_Task to carry out_. Work out how many lines in the data hold the word "chart", and reply with that number only.

_Data section_.
^^^^^^^^
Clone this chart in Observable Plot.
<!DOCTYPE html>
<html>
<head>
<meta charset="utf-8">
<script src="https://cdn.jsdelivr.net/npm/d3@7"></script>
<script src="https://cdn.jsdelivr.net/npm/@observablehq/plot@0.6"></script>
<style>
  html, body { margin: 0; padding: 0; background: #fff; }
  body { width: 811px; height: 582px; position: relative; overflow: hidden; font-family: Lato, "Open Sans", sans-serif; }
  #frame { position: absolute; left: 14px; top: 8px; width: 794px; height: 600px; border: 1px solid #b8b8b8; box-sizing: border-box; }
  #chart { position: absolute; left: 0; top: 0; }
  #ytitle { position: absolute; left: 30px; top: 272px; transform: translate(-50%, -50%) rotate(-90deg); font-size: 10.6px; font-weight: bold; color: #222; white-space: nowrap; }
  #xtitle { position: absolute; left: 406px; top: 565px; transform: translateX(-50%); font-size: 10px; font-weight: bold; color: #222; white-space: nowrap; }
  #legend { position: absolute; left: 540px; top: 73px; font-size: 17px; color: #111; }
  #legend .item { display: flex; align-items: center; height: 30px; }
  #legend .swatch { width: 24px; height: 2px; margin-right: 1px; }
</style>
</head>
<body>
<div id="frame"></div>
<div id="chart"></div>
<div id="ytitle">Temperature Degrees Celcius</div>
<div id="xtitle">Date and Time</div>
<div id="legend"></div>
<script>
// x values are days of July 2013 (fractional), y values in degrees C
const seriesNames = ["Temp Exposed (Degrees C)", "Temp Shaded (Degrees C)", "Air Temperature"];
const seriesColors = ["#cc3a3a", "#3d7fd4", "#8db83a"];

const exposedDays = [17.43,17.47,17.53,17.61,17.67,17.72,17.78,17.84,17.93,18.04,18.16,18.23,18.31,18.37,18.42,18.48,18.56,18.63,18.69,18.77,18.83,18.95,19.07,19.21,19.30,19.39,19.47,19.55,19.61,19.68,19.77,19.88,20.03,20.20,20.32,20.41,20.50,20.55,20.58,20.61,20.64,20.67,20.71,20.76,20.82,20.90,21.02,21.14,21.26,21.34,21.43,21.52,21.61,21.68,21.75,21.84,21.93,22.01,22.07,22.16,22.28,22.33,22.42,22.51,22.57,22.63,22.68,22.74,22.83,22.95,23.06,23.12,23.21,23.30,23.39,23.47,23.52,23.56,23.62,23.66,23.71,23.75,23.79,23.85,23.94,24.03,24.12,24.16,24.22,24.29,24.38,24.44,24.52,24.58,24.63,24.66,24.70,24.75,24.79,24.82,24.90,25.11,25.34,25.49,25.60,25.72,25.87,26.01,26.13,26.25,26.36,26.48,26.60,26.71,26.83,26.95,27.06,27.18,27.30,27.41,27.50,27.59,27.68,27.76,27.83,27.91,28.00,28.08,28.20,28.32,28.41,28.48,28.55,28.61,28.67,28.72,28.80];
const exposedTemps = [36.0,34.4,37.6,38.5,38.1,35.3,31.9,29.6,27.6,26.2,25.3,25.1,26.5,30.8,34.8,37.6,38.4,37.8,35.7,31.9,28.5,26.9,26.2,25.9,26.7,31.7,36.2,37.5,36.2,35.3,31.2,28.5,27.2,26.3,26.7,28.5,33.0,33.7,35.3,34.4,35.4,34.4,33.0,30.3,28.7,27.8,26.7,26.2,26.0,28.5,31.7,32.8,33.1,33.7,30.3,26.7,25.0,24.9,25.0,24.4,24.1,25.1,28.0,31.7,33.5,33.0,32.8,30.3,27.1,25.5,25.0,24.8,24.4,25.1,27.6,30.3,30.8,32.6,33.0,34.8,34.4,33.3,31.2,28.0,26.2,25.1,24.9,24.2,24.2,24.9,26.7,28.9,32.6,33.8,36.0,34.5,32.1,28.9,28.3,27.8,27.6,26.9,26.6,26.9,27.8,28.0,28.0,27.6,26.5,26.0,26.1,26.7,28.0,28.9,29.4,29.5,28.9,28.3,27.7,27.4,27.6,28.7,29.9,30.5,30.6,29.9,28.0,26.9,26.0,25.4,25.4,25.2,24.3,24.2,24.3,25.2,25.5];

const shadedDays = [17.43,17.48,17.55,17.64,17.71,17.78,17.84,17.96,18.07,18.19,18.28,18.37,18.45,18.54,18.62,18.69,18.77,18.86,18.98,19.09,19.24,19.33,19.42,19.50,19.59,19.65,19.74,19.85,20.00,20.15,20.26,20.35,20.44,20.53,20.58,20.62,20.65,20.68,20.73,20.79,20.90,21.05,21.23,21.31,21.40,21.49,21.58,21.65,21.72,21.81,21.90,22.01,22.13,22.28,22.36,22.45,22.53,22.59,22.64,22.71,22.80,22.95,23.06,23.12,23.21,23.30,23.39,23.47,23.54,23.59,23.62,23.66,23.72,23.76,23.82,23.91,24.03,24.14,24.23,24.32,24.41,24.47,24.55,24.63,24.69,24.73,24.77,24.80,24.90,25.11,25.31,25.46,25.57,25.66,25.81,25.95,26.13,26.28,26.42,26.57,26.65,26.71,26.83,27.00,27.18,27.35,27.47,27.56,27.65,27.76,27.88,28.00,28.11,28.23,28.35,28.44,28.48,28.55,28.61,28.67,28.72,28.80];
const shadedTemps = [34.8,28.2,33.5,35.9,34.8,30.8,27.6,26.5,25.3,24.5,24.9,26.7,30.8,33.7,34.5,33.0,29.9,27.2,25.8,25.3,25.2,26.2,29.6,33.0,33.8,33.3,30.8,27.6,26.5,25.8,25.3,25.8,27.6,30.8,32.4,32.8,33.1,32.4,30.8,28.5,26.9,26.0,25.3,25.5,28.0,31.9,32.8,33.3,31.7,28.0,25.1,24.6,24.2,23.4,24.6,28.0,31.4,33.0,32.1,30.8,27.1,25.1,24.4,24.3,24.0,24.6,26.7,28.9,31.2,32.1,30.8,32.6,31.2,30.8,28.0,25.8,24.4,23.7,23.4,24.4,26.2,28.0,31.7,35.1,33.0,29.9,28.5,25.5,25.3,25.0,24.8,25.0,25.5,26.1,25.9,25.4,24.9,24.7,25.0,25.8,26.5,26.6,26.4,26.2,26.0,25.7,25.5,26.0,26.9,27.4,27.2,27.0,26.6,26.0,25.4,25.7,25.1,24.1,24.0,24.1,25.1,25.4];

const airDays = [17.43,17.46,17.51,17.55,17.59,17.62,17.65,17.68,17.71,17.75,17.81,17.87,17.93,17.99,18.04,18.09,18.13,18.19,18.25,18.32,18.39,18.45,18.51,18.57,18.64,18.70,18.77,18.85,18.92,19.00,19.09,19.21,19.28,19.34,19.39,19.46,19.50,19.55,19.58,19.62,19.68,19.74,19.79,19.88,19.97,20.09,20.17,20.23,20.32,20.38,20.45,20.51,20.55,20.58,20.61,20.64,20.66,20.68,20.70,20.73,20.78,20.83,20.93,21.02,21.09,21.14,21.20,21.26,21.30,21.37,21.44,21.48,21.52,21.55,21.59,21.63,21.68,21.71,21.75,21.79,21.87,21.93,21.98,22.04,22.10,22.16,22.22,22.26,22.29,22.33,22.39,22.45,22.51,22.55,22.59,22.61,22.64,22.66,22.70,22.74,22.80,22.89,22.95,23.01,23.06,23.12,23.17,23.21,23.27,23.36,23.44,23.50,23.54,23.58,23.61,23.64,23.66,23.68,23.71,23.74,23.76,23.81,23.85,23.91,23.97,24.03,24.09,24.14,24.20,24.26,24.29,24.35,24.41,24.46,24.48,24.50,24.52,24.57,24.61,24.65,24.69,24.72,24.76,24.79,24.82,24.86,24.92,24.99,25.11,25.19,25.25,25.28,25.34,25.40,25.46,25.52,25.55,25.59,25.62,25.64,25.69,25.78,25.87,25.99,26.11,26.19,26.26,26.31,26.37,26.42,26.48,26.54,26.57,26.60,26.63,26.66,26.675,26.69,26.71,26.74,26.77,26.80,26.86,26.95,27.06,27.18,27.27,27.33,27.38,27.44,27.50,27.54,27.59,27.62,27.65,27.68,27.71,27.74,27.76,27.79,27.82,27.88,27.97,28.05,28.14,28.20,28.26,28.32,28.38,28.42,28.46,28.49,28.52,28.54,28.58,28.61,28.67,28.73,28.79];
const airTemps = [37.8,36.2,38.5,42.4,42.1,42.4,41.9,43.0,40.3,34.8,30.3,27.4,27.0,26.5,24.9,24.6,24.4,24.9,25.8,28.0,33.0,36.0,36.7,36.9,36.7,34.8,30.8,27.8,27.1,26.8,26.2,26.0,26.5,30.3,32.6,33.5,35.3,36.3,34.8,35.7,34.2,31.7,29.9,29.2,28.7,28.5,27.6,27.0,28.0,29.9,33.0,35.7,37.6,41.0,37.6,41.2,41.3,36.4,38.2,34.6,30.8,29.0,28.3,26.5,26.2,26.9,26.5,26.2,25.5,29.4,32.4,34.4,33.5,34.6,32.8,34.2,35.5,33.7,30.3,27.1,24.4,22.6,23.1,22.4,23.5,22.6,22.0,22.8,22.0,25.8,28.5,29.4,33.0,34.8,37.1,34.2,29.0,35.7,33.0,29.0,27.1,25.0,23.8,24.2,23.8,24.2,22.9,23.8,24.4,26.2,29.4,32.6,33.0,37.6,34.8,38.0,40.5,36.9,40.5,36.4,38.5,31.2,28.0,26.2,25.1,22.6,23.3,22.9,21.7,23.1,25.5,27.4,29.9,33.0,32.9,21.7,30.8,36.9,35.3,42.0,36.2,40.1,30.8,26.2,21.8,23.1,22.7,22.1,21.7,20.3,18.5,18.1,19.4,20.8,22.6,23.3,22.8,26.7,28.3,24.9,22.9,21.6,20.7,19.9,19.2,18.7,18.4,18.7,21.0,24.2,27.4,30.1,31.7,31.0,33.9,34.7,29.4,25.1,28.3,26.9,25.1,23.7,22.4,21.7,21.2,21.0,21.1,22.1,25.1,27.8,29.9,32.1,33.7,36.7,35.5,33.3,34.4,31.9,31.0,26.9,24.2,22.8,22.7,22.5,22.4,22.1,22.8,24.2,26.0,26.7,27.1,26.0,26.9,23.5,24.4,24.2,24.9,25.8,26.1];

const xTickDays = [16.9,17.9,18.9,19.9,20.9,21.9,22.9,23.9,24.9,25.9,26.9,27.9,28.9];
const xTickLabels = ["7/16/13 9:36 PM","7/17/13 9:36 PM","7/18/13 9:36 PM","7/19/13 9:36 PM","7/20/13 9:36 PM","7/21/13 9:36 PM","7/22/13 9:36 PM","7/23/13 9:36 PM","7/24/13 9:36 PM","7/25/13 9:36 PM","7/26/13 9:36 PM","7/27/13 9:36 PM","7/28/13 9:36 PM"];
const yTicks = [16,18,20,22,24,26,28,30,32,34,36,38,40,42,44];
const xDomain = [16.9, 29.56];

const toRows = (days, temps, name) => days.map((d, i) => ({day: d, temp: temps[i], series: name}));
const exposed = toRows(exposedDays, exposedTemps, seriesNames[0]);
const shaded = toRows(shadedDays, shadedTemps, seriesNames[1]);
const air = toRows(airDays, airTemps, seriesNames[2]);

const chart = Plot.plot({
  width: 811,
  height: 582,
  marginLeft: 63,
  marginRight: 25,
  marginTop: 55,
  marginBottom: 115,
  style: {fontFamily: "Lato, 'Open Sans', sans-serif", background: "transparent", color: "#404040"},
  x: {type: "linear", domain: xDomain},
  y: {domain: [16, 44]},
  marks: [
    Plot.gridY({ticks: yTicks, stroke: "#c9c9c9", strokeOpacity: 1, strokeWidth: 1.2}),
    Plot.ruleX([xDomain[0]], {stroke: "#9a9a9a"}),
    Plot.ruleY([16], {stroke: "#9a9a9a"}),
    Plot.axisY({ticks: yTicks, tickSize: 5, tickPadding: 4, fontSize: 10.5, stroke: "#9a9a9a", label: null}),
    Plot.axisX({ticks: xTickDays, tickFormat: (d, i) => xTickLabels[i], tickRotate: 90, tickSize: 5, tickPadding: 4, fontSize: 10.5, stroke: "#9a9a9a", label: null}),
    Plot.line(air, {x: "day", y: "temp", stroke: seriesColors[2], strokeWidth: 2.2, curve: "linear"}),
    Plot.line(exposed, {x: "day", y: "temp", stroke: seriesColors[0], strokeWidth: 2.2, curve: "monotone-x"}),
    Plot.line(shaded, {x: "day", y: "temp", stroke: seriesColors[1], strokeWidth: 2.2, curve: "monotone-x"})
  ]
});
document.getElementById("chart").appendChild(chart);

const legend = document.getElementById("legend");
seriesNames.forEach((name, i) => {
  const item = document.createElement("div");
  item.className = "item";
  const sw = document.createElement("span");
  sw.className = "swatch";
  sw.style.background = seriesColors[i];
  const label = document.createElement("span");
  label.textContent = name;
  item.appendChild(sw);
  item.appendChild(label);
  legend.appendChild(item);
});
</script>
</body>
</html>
^^^^^^^^
_The solution_. 5